A trio of quarter-milers, including Bahamian Steven Gardiner, has risen to the forefront over the past year to seriously challenge for any global title, and with world record holder Wayde van Niekerk of South Africa being sidelined with a significant injury, the field was wide open.
Gardiner took advantage of Van Niekerk’s absence and won the world title in Doha, Qatar, last year, setting a new Bahamian national record and going down in the history books as the sixth-fastest of all-time. He recorded a stunning time of 43.48 seconds. Still, he wasn’t the world leader. American Michael Norman ran 43.45 seconds at the Mt. SAC Relays, in Torrance, California, last year, and is tied as the fourth-fastest of all-time with fellow American Jeremy Wariner. However, he faltered in the semifinals of last year’s Doha World Championships and Gardiner rose to fame.
American Fred Kerley was the only other athlete to run sub-44 last year, turning in a time of 43.64 seconds at the USA National Championships at Drake Stadium, in Des Moines, Iowa, listing him as the eighth-fastest of all-time.
The man they are all chasing up the all-time list is gradually making a return to the sport. Reference is to world record holder Van Niekerk.
After more than two years on the sidelines, Van Niekerk is back on the track, running all three sprints this season prior to the stoppage of sports due to the presence of the COVID-19 pandemic. He unofficially clocked 10.20 seconds on grass in the 100 meters (m) in Bloemfontein, South Africa, in mid-February. It was his first race since suffering a devastating knee injury in a charity rugby match at the end of the 2017 season.
Later that week, again in Bloemfontein, Van Niekerk ran the 100-200m double, this time on a synthetic track. He clocked 10.10 seconds in the 100m and 20.31 seconds in the 200m in the space of an hour, telling World Athletics (WA) afterwards that it showed him that he still has the speed and the strength that he had before the injury.
A week later, Van Niekerk ran his first 400m race since the 2017 London World Championships, when he won his second consecutive world title, clocking 43.98 seconds. In Bloemfontein at the end of February, he ran a modest 47.42 seconds but wasn’t pushed in the race.
The Olympic and two-time World Champion is on the comeback trail, and if he gets close to the form he showed in breaking Michael Johnson’s 17-year-old world record at the 2016 Rio de Janeiro Olympics, he will definitely be a force to reckon with at next year’s Olympics. The Olympics, which were initially set for this summer, has shifted to July 23 to August 8, 2021, still in Tokyo, Japan, due to the presence of the COVID-19 pandemic.

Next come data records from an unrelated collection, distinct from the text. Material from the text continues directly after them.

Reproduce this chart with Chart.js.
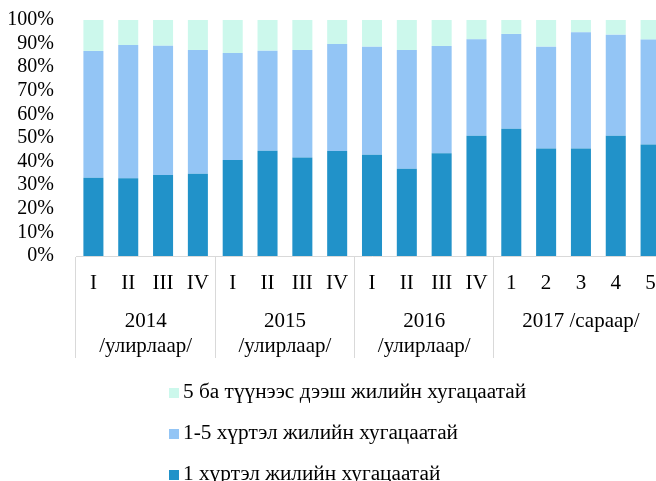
<!DOCTYPE html>
<html>
<head>
<meta charset="utf-8">
<script src="https://cdn.jsdelivr.net/npm/chart.js"></script>
<style>
  html, body { margin: 0; padding: 0; background: #fff; }
  #wrap { position: relative; width: 656px; height: 481px; overflow: hidden; }
  #myChart { position: absolute; left: 0; top: 0; }
  #legend { position: absolute; left: 169px; top: 371px; font: 21.3px "Liberation Serif", serif; color: #000; }
  .item { display: flex; align-items: center; height: 41px; white-space: nowrap; }
  .box { width: 10px; height: 10px; margin-right: 4px; margin-top: 3px; }
</style>
</head>
<body>
<div id="wrap">
  <canvas id="myChart" width="680" height="481"></canvas>
  <div id="legend"></div>
</div>
<script>
// quarters / months along the x axis
const periods = ['I', 'II', 'III', 'IV', 'I', 'II', 'III', 'IV', 'I', 'II', 'III', 'IV', '1', '2', '3', '4', '5'];
const groupLabels = [['2014', '/улирлаар/'], ['2015', '/улирлаар/'], ['2016', '/улирлаар/'], ['2017 /сараар/']];
const groupSizes = [4, 4, 4, 5];

// shares, %
const upTo1 = [33.2, 32.9, 34.3, 34.9, 40.7, 44.6, 41.7, 44.5, 42.9, 37.0, 43.5, 51.0, 53.9, 45.6, 45.5, 51.0, 47.2];
const from1to5 = [53.7, 56.5, 54.8, 52.4, 45.3, 42.4, 45.6, 45.3, 45.8, 50.3, 45.5, 40.8, 40.2, 43.1, 49.3, 42.8, 44.5];
const over5 = [13.1, 10.6, 10.9, 12.7, 14.0, 13.0, 12.7, 10.2, 11.3, 12.7, 11.0, 8.2, 5.9, 11.3, 5.2, 6.2, 8.3];

const groupStarts = [];
const groupCenters = [];
let acc = 0;
groupSizes.forEach(n => {
    groupStarts.push(acc);
    groupCenters.push(acc + (n - 1) / 2);
    acc += n;
});

const serif = '"Liberation Serif", serif';
const ctx = document.getElementById('myChart');

const chart = new Chart(ctx, {
    type: 'bar',
    data: {
        labels: periods,
        datasets: [
            {
                label: '1 хүртэл жилийн хугацаатай',
                data: upTo1,
                backgroundColor: '#2192c9',
            },
            {
                label: '1-5 хүртэл жилийн хугацаатай',
                data: from1to5,
                backgroundColor: '#93c5f5',
            },
            {
                label: '5 ба түүнээс дээш жилийн хугацаатай',
                data: over5,
                backgroundColor: '#ccf8ec',
            }
        ]
    },
    options: {
        responsive: false,
        animation: false,
        datasets: { bar: { categoryPercentage: 1, barPercentage: 0.575 } },
        layout: { padding: { left: 8, right: 12, top: 20, bottom: 121.5 } },
        plugins: {
            legend: { display: false },
            tooltip: { enabled: false },
        },
        scales: {
            x: {
                stacked: true,
                offset: true,
                grid: {
                    offset: true,
                    drawOnChartArea: false,
                    tickLength: 102,
                    color: c => (c.type === 'tick' && groupStarts.includes(c.index)) ? '#d9d9d9' : 'rgba(0,0,0,0)',
                },
                border: { color: '#d9d9d9', width: 1 },
                ticks: { padding: -87.6, font: { family: serif, size: 21 }, color: '#000', maxRotation: 0, autoSkip: false },
                afterFit: s => { s.height = 38.5; },
            },
            x2: {
                type: 'linear',
                position: 'bottom',
                weight: 1,
                offset: false,
                min: -0.5,
                max: periods.length - 0.5,
                grid: { display: false, drawTicks: false, offset: false },
                border: { display: false },
                afterBuildTicks: s => { s.ticks = groupCenters.map(v => ({ value: v })); },
                ticks: {
                    autoSkip: false,
                    maxRotation: 0,
                    padding: 13.75,
                    font: { family: serif, size: 21, lineHeight: 1.22 },
                    color: '#000',
                    callback: (v, i) => groupLabels[i],
                },
                afterFit: s => { s.height = 65; },
            },
            y: {
                stacked: true,
                min: 0,
                max: 100,
                grid: { display: false, drawTicks: false },
                border: { display: false },
                ticks: { stepSize: 10, padding: 22, autoSkip: false, font: { family: serif, size: 20 }, color: '#000', callback: v => v + '%' },
                afterFit: s => { s.width = 68; s.paddingTop = 0; s.paddingBottom = 0; },
            },
        },
    },
});

// vertical legend, top item is the top of the stack
const legendEl = document.getElementById('legend');
chart.data.datasets.slice().reverse().forEach(ds => {
    const row = document.createElement('div');
    row.className = 'item';
    const box = document.createElement('span');
    box.className = 'box';
    box.style.background = ds.backgroundColor;
    const txt = document.createElement('span');
    txt.textContent = ds.label;
    row.appendChild(box);
    row.appendChild(txt);
    legendEl.appendChild(row);
});
</script>
</body>
</html>
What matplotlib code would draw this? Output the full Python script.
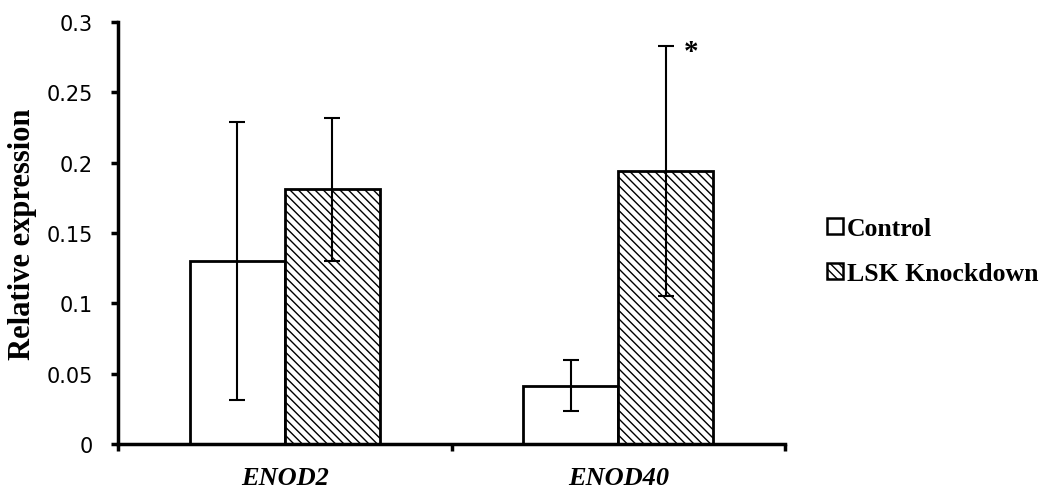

The 27-year-old South African was initially set to make a comeback at the Doha World Championships last year, but complications from the knee injury ruled him out of the competition. He told WA that he feels confident that he has the speed and strength to produce world-class times and challenge his world record. One of his goals remains to be the first man to run a 42-point 400m race, pushing his body to the limit.
To date, Van Niekerk is the only man in history to run under 10 seconds in the 100m (9.94), under 20 seconds in the 200m (19.84) and under 44 seconds in the 400m (43.03). He is mentioned in many sporting circles, particularly athletics, as the heir apparent to Jamaican triple world record holder Usain Bolt, regarded widely as the greatest sprinter in world history.
Bolt retired after the 2017 season, and Van Niekerk was looked at by many as the man to replace him as the face of athletics worldwide.
As for next year’s Olympics, for Van Niekerk, it wouldn’t be an easy task getting back to the top and successfully defending his Olympic title. He is expected to be seriously challenged by Gardiner, Norman, Kerley and maybe others as well. Gardiner finished second to Van Niekerk at the 2015 Beijing World Championships, and at just 24, is about three years younger. Kerley is 25 and Norman is the baby of the group at 22.
Van Niekerk said he has massive respect for his new-found rivals and doesn’t take their challenge lightly.
The tall and gifted Bahamian, who trains out of Clermont, Florida, can prove his worth and that last year’s win wasn’t a fluke when he meets Van Niekerk, Norman and Kerley in competition. Whether or not it happens this season remains to be seen, but the men’s 400m is shaping up to be one of the more anticipated events of the 2021 Olympics, should all stay healthy.